Съемка документального кино в принципе достаточно подлое дело. Даже самый бесталанный документалист все равно создает свое произведение на основе конкретной человеческой жизни. Персонаж рассказывает тебе о своей жизни, как он ее выстрадал, а потом ты из всего этого собираешь свой пазл, то есть, по сути, без угрызения совести уничтожаешь целые блоки человеческой жизни.
— Путин просил вас не включать какие-то блоки в финальную версию монтажа, кроме момента с советским гимном, который он, став президентом в 2000-м, вернул России?
— Я пользовался достаточно доверительными отношениями с Путиным, он видел картину и одобрил ее (официальную версию фильма 2001 года. — Прим. ред.). Так что большие государственные чиновники, которые на приемке фильма пришли указывать, что в нем не так, в каком-то смысле были лишены права голоса. Единственное, на что они обратили внимание, — что в этом фильме вообще не видно, что Путин работает. Мол, он только пьет чай, ведет праздный образ жизни. Они настояли на том, чтобы я показал, что наш президент — постоянно в трудах праведных (достаточно абсурдное требование, но компромисс для меня). Я пытался им объяснить, что зритель смотрит фильм в информационном потоке, он и так знает, что человек работает. Но, может быть, им было важно хотя бы на чем-то настоять. И в русскую версию ленты я вставил три глупых кусочка, где Путин бесконечно куда-то ездит.
— Если честно, у меня ваше кино вызывает стресс — наверное, в хорошем смысле слова. Какие режиссерские работы вызывают такой стресс у вас? Что вас потрясает?
— Я смотрю много фильмов, и те картины, которые меня потрясают, я стараюсь приглашать в программу «Артдокфеста». По крайней мере конкурсная программа — это всегда потрясение той или иной силы. Наверное, самые мощные потрясения для меня находятся все же не в пространстве современного документального кино, ты их чувствуешь на дистанции. Так что я бы тут сказал о фильме Герца Франка «Высший суд» или о «Животной любви» Зайдля.
— Виталий, чего вы вообще боитесь кроме банального?

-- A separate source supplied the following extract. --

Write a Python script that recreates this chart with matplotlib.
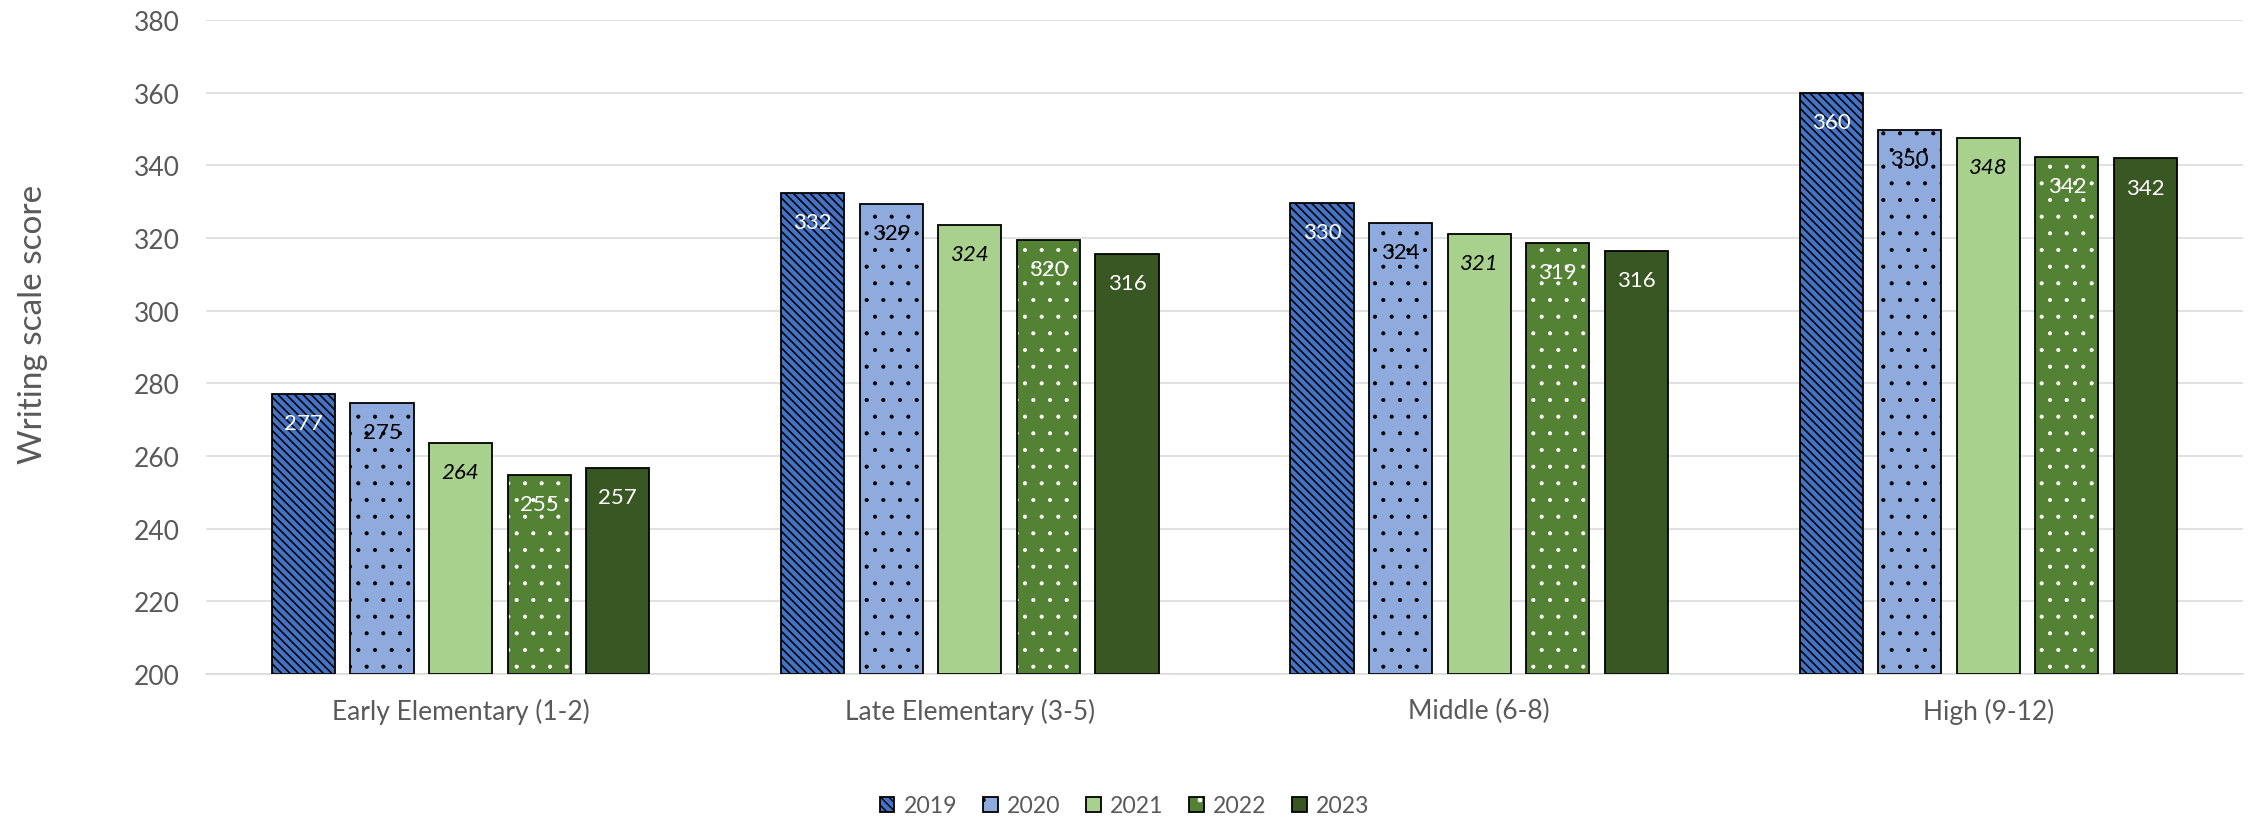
import matplotlib

matplotlib.use("Agg")
import matplotlib.pyplot as plt
from matplotlib.legend_handler import HandlerTuple
from matplotlib.patches import Patch
import numpy as np

plt.rcParams["font.family"] = ["Lato", "DejaVu Sans"]

GRADE_BANDS = [
    "Early Elementary (1-2)",
    "Late Elementary (3-5)",
    "Middle (6-8)",
    "High (9-12)",
]
YEARS = ["2019", "2020", "2021", "2022", "2023"]

# mean writing scale score per grade band, one list per year
SCORES = {
    "2019": [277.2, 332.3, 329.6, 360.0],
    "2020": [274.7, 329.4, 324.2, 349.7],
    "2021": [263.6, 323.7, 321.1, 347.6],
    "2022": [254.8, 319.5, 318.6, 342.3],
    "2023": [256.7, 315.6, 316.4, 341.9],
}

FILL = {
    "2019": "#4472C4",
    "2020": "#8FAADC",
    "2021": "#A9D18E",
    "2022": "#548235",
    "2023": "#385723",
}
HATCH = {"2019": "\\\\\\\\", "2020": ".", "2021": None, "2022": ".", "2023": None}
HATCH_COLOR = {"2019": "black", "2020": "black", "2022": "white"}
# stripes are drawn heavy, dots light
HATCH_LW = {"2019": 1.15, "2020": 0.5, "2022": 0.5}
LABEL_COLOR = {"2019": "white", "2020": "black", "2021": "black", "2022": "white", "2023": "white"}
LABEL_STYLE = {"2021": "italic"}

TEXT = "#595959"
GRID = "#D9D9D9"
EDGE = "black"

fig = plt.figure(figsize=(22.49, 8.2), dpi=100)
ax = fig.add_axes([0.0916, 0.1768, 0.9057, 0.7976])

x = np.arange(len(GRADE_BANDS))
width = 0.124
pitch = 0.1543

handles = []
for i, yr in enumerate(YEARS):
    xs = x + (i - 2) * pitch
    vals = SCORES[yr]
    hatch = HATCH[yr]
    hc = HATCH_COLOR.get(yr, EDGE)
    with plt.rc_context({"hatch.linewidth": HATCH_LW.get(yr, 1.0)}):
        # fill + hatch first (hatch takes the edge colour), then a black outline on top
        ax.bar(xs, np.array(vals) - 200, bottom=200, width=width, color=FILL[yr],
               hatch=hatch, edgecolor=hc, linewidth=0, zorder=2)
        inner = Patch(facecolor=FILL[yr], hatch=hatch, edgecolor=hc, linewidth=0)
    ax.bar(xs, np.array(vals) - 200, bottom=200, width=width, fill=False,
           edgecolor=EDGE, linewidth=1.3, zorder=3)
    for xi, v in zip(xs, vals):
        ax.annotate(f"{v:.0f}", (xi, v), xytext=(0, -21), textcoords="offset points",
                    ha="center", va="center", fontsize=16,
                    color=LABEL_COLOR[yr], style=LABEL_STYLE.get(yr, "normal"),
                    zorder=4)
    outline = Patch(fill=False, edgecolor=EDGE, linewidth=1.3)
    handles.append((inner, outline))

ax.set_ylim(200, 380)
ax.set_yticks(np.arange(200, 381, 20))
ax.set_xlim(-0.5, len(GRADE_BANDS) - 0.5)
ax.set_xticks(x)
ax.set_xticklabels(GRADE_BANDS)

ax.grid(axis="y", color=GRID, linewidth=1.1, zorder=0)
ax.set_axisbelow(True)
for side in ("left", "right", "top"):
    ax.spines[side].set_visible(False)
ax.spines["bottom"].set_color(GRID)
ax.spines["bottom"].set_linewidth(1.1)
ax.tick_params(axis="y", length=0, pad=19, labelsize=19, labelcolor=TEXT)
ax.tick_params(axis="x", length=0, pad=17, labelsize=19, labelcolor=TEXT)

fig.text(0.0147, 1 - 324 / 820, "Writing scale score", rotation=90,
         ha="center", va="center", fontsize=24, color=TEXT)

fig.legend(handles, YEARS, handler_map={tuple: HandlerTuple(ndivide=1)},
           loc="center", bbox_to_anchor=(0.5, 0.016), ncol=5, frameon=False,
           fontsize=16.6, labelcolor=TEXT, handlelength=0.65, handleheight=0.65,
           handletextpad=0.4, columnspacing=1.1)

fig.savefig("out.png", dpi=100, facecolor="white")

— Конечно, я понимаю, что моя позиция может привести к каким-то эксцессам, связанным с моей жизнью и здоровьем. Откровенно говоря, я очень люблю жизнь и поэтому, насколько возможно, стараюсь не анализировать эту ситуацию. Но в конце концов мне время от времени поступают какие-то угрозы…
— Со стороны власти?
— Да, но я не думаю, что власти хотят меня физически уничтожить. Но есть те, кто так любит властей и считает, что, если у меня будут проблемы, они тем самым сделают какой-то комплимент власти, какой-то подарок. Я считаю неслучайным, что Политковская была убита в день рождения Путина.
— Позаимствую вопрос у популярного коллеги: если бы вы встретились с Путиным, что бы вы ему сказали?
— Ну я бы с ним поговорил. О нем самом. Я бы не спрашивал у него о том, что он думает о мире, об Украине, о Беларуси. Нам есть о чем поговорить — о его самоощущении, о его страхах, о его планах на собственную жизнь.
— Он же говорит в вашем фильме, что рассчитывает после президентства стать обычным гражданином…
— Вот я и спрошу у него: когда?
Журналисты выбрали самые интересные фрагменты из дискуссии с Манским на Q&A после показа фильма на Одесском МКФ-2019.
О цинизме
— Понимание необходимости вернуться к этому материалу пришло в 2012 году, когда Путин цинично заявил о своем возвращении в президентское кресло, с которого он, по сути, никуда не уходил. В тот момент я снимал фильм в Северной Корее («В лучах солнца». — Прим. ред.) и не мог обратиться к этой теме. Потом началась война в Украине, и я считал для себя первостепенным обязательством сделать картину «Родные».
О демократии
— В 1996 году в России были выборы Ельцина на второй срок. Было противостояние Ельцина и коммунистов. И мы все, демократически настроенные граждане, объединились вокруг Ельцина вроде бы как для того, чтобы не допустить коммунистов к власти. Во имя высших целей было произведено насилие над демократией. То есть по сути дела Ельцин тогда не выиграл выборы, он вообще лежал с операцией на открытом сердце, он был недееспособен, но нам казалось, что можно во имя неких идеалов пренебречь демократией. И вот Путин появился не в 2000 году, а тогда, когда мы стали насиловать демократию. Ельцин в 2000-м уже по накатанной, в обход демократических институтов, просто за руку ввел в кабинет никому не известного человека. С диктатурой все понятно, а вот демократия — тонкая материя и очень нежная структура. Тогда мы этого не понимали. И, когда я говорю «мы», я думаю не только о России.
О свидетелях и соучастниках
— Была и моя личная цена за то, что я наивно полагал, что был всего лишь свидетелем. Но жизнь доказала, что молчаливое согласие делает из свидетелей соучастников. Так что это мы все добровольно сделали себя заложниками человека, поведшего нас в светлое будущее, сильно напоминающее темное прошлое.
Об эмиграции
— Помимо глобальной потери — потери огромной страны, в которую ты верил и которую ты строил, — мне все-таки пришлось все бросить и уехать в никуда. Я никогда не собирался эмигрировать. Я прожил 40 лет в Москве, мне казалось, что это тот город, где меня похоронят.
О реакции Путина на картину
Я знаю, что он видел фильм. Но он мне не звонил.
О показе фильма в России
Я убежден, что «Свидетели Путина» будут показаны самым широким образом в прайм-тайм на первом канале российского телевидения с повторами. И очень хочу, чтобы мы все дожили до этого дня.